In a widely anticipated move, the FOMC announced on Wednesday that it was hiking interest rates by 50 basis points—the largest increase since 2000. This came as no surprise, with everyone from commentators, economists, money managers, and political pundits expecting the aforementioned half-point hike. This leaves the Fed Funds lower target (the overnight rate) at 0.75% and the discount rate (which serves as the upper target) at a full 1.0%. Fed Chairman Jerome Powell also hinted that two additional half-point hikes could be warranted in June and July given current economic conditions. Such hikes would lift the Fed Funds Rate to a range last seen in 2019.
It appears that the Fed is just playing catch-up with the bond market at this point. Yields have moved considerably higher since the beginning of the year, with the long end of the curve recently rising above 3.0% for the first time this decade. In fact, the yield on the 10-year Treasury has effectively doubled since January.
The good news is that the curve is no longer inverted between the key 2 and 10-year maturities, although the spread between the two remains miniscule. At the time of writing this, the yield curve remains inverted along the 7 and 10-year maturities and the 20 and 30-year maturities, although considering how volatile the bond market has been lately, this could be corrected at any moment. It’s not just Treasury yields that have been climbing lately, mortgage rates have also soared. The average 30-year mortgage rate just hit its highest level since 2009 at 5.27%.
We also have some insight on just how the Fed plans to shrink its gargantuan balance sheet, which stands at $8.93 trillion. The plan is to do so passively by allowing bonds to mature without reinvesting the proceeds into new securities. This will likely help moderate yields to some extent, which would have undoubtedly surged if the Fed tried selling billions of dollars’ worth of bonds on the open market. The Fed will allow up to $30 billion in Treasuries and $17.5 billion in mortgage bonds to roll off every month between June and August. Come September, this will increase to $60 billion and $35 billion, respectively. Here is what this would hypothetically look like.
The fact that Powell clarified that a three-quarter-point hike was not a possibility, was a large communication miscue on his part. Jawboning the market and putting forth the potential of Fed rates hikes can have a much more effective reaction from the market, if they believe that it could happen. Markets sold off as a result of taking this possibility off the table.

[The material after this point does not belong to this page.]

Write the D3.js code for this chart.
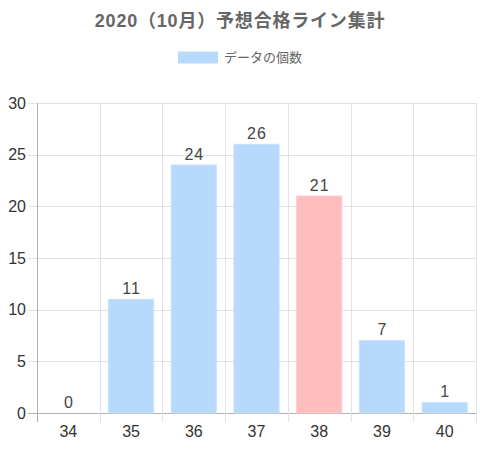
<!DOCTYPE html>
<html>
<head>
<meta charset="utf-8">
<script src="https://cdn.jsdelivr.net/npm/d3@7"></script>
<style>
  body { margin: 0; background: #fff; }
  svg { font-family: "Liberation Sans", Arial, "Noto Sans CJK JP", sans-serif; }
</style>
</head>
<body>
<div id="vis"></div>
<script>
const width = 480;
const height = 450;
const margin = { top: 103, right: 4, bottom: 37, left: 37 };

// Data
const scores = ["34", "35", "36", "37", "38", "39", "40"];
const counts = [0, 11, 24, 26, 21, 7, 1];
const highlight = "38";
const yTicks = [0, 5, 10, 15, 20, 25, 30];

const title = "2020（10月）予想合格ライン集計";
const legendLabel = "データの個数";

const svg = d3.select("#vis")
  .append("svg")
  .attr("width", width)
  .attr("height", height);

const xScale = d3.scaleBand()
  .domain(scores)
  .range([margin.left, width - margin.right])
  .paddingInner(0.28)
  .paddingOuter(0.14);

const xEdge = d3.scaleLinear()
  .domain([0, scores.length])
  .range([margin.left, width - margin.right]);

const yScale = d3.scaleLinear()
  .domain([0, 30])
  .range([height - margin.bottom, margin.top]);

// Title
svg.append("text")
  .attr("x", width / 2)
  .attr("y", 26.5)
  .attr("text-anchor", "middle")
  .attr("font-size", 18)
  .attr("letter-spacing", 0.8)
  .attr("font-weight", "bold")
  .attr("fill", "#666")
  .text(title);

// Legend
const legend = svg.append("g");
legend.append("rect")
  .attr("x", 178).attr("y", 51.5)
  .attr("width", 40).attr("height", 12)
  .attr("fill", "#b6d9fc");
legend.append("text")
  .attr("x", 224).attr("y", 62)
  .attr("font-size", 13)
  .attr("fill", "#666")
  .text(legendLabel);

// Horizontal grid
svg.append("g")
  .selectAll("line")
  .data(yTicks)
  .join("line")
  .attr("x1", margin.left - 9)
  .attr("x2", width - margin.right)
  .attr("y1", d => Math.round(yScale(d)) + 0.5)
  .attr("y2", d => Math.round(yScale(d)) + 0.5)
  .attr("stroke", d => d === 0 ? "#b0b0b0" : "#e2e2e2");

// Vertical grid (category boundaries)
svg.append("g")
  .selectAll("line")
  .data(d3.range(scores.length + 1))
  .join("line")
  .attr("x1", d => Math.round(xEdge(d)) + 0.5)
  .attr("x2", d => Math.round(xEdge(d)) + 0.5)
  .attr("y1", margin.top)
  .attr("y2", height - margin.bottom + 9)
  .attr("stroke", d => d === 0 ? "#b0b0b0" : "#e2e2e2");

// Y labels
svg.append("g")
  .selectAll("text")
  .data(yTicks)
  .join("text")
  .attr("x", 26)
  .attr("y", d => yScale(d) + 5.5)
  .attr("text-anchor", "end")
  .attr("font-size", 16)
  .attr("fill", "#333")
  .text(d => d);

// X labels
svg.append("g")
  .selectAll("text")
  .data(scores)
  .join("text")
  .attr("x", d => xScale(d) + xScale.bandwidth() / 2)
  .attr("y", 437)
  .attr("text-anchor", "middle")
  .attr("font-size", 16)
  .attr("fill", "#333")
  .text(d => d);

// Bars
const rows = scores.map((s, i) => ({ score: s, count: counts[i] }));

svg.append("g")
  .selectAll("rect")
  .data(rows)
  .join("rect")
  .attr("x", d => xScale(d.score))
  .attr("y", d => yScale(d.count))
  .attr("width", xScale.bandwidth())
  .attr("height", d => yScale(0) - yScale(d.count))
  .attr("fill", d => d.score === highlight ? "#ffbdbe" : "#b6d9fc")
  .attr("stroke", d => d.score === highlight ? "#ffcccc" : "#c8e2fc")
  .attr("stroke-width", 1);

// Value labels
svg.append("g")
  .selectAll("text")
  .data(rows)
  .join("text")
  .attr("x", d => xScale(d.score) + xScale.bandwidth() / 2 + 0.5)
  .attr("y", d => yScale(d.count) - 5.5)
  .attr("text-anchor", "middle")
  .attr("font-size", 16)
  .attr("letter-spacing", 1)
  .attr("fill", "#444")
  .text(d => d.count);
</script>
</body>
</html>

As things currently stand, it looks like the Fed Funds Rate will be around 2.00% by the end of the year. That remains a fairly accommodative monetary policy, and the current 1.00% target rate certainly remains accommodative from a historical perspective. In 1980, when the high inflation of the 70’s and 80’s peaked, the Fed Funds Rate was around 14%, and it got as high as 16%. Whether a 1% or 2% Fed Funds Rate will have the desired impact on (at least) 8.5% inflation remains to be seen. Shrinking the balance sheet, if the Fed can successfully pull that off, will undoubtedly help. But one thing is clear, interest rates are on the rise again.